I had the chance to sit down with CEO Aaron Reitkopf to talk about their culture of curiosity, competitiveness and collaboration.
1. You talk about ideas people can belong to. From a culture perspective, why do you think your employees join your company?
We believe our external mission is the same as our internal mission: Creating ideas people can belong to. It’s the most important metric in the world. The core metric marketing has always been about. Belonging is a fundamental need, so we take the same thing we create for our clients and create it for ourselves. This idea you can belong to internally is a culture people want to belong to, defined by clear values, and each of our eleven offices around the world have their own distinctive spin on these values.

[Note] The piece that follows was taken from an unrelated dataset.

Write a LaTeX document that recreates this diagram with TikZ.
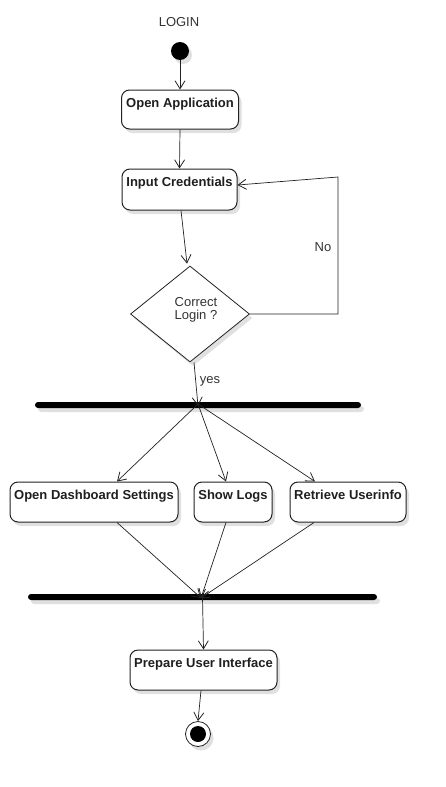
\documentclass[tikz,border=0pt]{standalone}
\usepackage{fontspec}
\setmainfont{Liberation Sans}
\usetikzlibrary{shapes.geometric,arrows.meta,shadows}
\definecolor{txt}{HTML}{333333}
\definecolor{ln}{HTML}{222222}
\tikzset{
  shade/.style={drop shadow={shadow xshift=3pt,shadow yshift=-4pt,opacity=0.12,fill=black}},
  actbox/.style={draw=ln,line width=1pt,rounded corners=8pt,fill=white,shade,inner sep=0pt},
  lab/.style={anchor=base,font=\fontsize{13}{15}\selectfont\bfseries,text=black!88,label distance=-17.5pt},
  plain/.style={font=\fontsize{13}{13}\selectfont,text=txt,inner sep=0pt},
  conn/.style={draw=ln,line width=0.7pt,-{Straight Barb[length=8pt,width=10pt,line width=0.8pt]}},
  bar/.style={fill=black,rounded corners=3pt,minimum height=6pt,inner sep=0pt,shade},
}
\begin{document}
\begin{tikzpicture}[x=1pt,y=-1pt]
\useasboundingbox (0,0) rectangle (446,787);

\node (login) [plain] at (179,22.5) {LOGIN};
\node (init) [circle,fill=black,minimum size=18pt,inner sep=0pt,shade] at (180,51) {};

\node (oa) [actbox,minimum width=117pt,minimum height=39pt,label={[lab]north:Open Application}] at (180,109.5) {};
\node (ic) [actbox,minimum width=115pt,minimum height=41pt,label={[lab]north:Input Credentials}] at (179.5,189.5) {};
\node (dec) [diamond,draw=ln,line width=0.8pt,fill=white,minimum width=119pt,minimum height=96pt,inner sep=0pt,shade] at (190,314) {};
\node (dectext) [plain,align=center] at (196,309.5) {Correct\\Login ?};

\coordinate (no1) at (338,314);
\coordinate (no2) at (338,177);
\node (nolab) [plain] at (323,247) {No};
\node (yeslab) [plain] at (210,381.5) {yes};

\node (fork) [bar,minimum width=326pt] at (198,405) {};

\node (ods) [actbox,minimum width=168pt,minimum height=40pt,label={[lab]north:Open Dashboard Settings}] at (94,502) {};
\node (sl) [actbox,minimum width=78pt,minimum height=40pt,label={[lab]north:Show Logs}] at (233,502) {};
\node (ru) [actbox,minimum width=116pt,minimum height=40pt,label={[lab]north:Retrieve Userinfo}] at (348,502) {};

\node (join) [bar,minimum width=349pt] at (202.5,597) {};

\node (pui) [actbox,minimum width=147pt,minimum height=40pt,label={[lab]north:Prepare User Interface}] at (203.5,670) {};

\node (fin) [circle,draw=ln,line width=0.8pt,fill=white,minimum size=25pt,inner sep=0pt,shade] at (198,734) {};
\fill (fin.center) circle (8pt);

\draw[conn] (init) -- (oa.north);
\draw[conn] (oa.south) -- (ic.north);
\draw[conn] ([xshift=1.5pt]ic.south) -- ([xshift=-3pt,yshift=2pt]dec.north);
\draw[conn] (dec.east) -- (no1) -- (no2) -- ([yshift=4.5pt]ic.east);
\draw[conn] ([xshift=4pt]dec.south) -- ([yshift=-1pt]fork.center);

\draw[conn] ([yshift=1pt]fork.center) -- ([xshift=23pt]ods.north);
\draw[conn] ([yshift=1pt]fork.center) -- ([xshift=-7pt]sl.north);
\draw[conn] ([yshift=1pt]fork.center) -- ([xshift=-33pt]ru.north);

\draw[conn] ([xshift=23pt]ods.south) -- ([xshift=-1.5pt,yshift=-1pt]join.center);
\draw[conn] ([xshift=-7pt]sl.south) -- ([xshift=-1.5pt,yshift=-1pt]join.center);
\draw[conn] ([xshift=-34pt]ru.south) -- ([xshift=-1.5pt,yshift=-1pt]join.center);

\draw[conn] (join.center) -- (pui.north);
\draw[conn] ([xshift=-2.5pt]pui.south) -- (fin.north);
\end{tikzpicture}
\end{document}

For instance, you have to be globally curious. If you don’t have a passport, that might make us alarmed about you.
2. The great workplaces of the world have soul. What do you do to humanize your culture?
First, we work very hard on making sure there’s no “me, I or my,” and more “we, our and us.” We’re pushing towards a common goal. You can’t only be about yourself and your point of you. Our brainstorms are about the third idea, which is yours plus mine to make ours. That makes the idea more powerful. Third, bring yourself to work. You. The real you. Not the business you. Not the you that you thought you were supposed to be. Be you. Share your ideas, don’t just play the role you’re assigned. Be present.
3. Belonging is a basic human craving. How do employees know that they’ve found a home?
We have offices all around the world. And at our New York office, almost nobody is from New York. We’re all from somewhere else. Everyone brings a unique point of view, many from countries around the world. We never tried to be diverse, we just have the values about global curiosity, and that’s what creates a diverse culture organically. Diversity isn’t an imperative you just create. We recruit in such a way that, even if get the culture fit wrong, we always get the mindset fit and the value fit right, and that’s what brings in the best people. Great culture isn’t constructed. There are guardrails, but the culture comes together on its own, nobody really controls it. And we love it that way.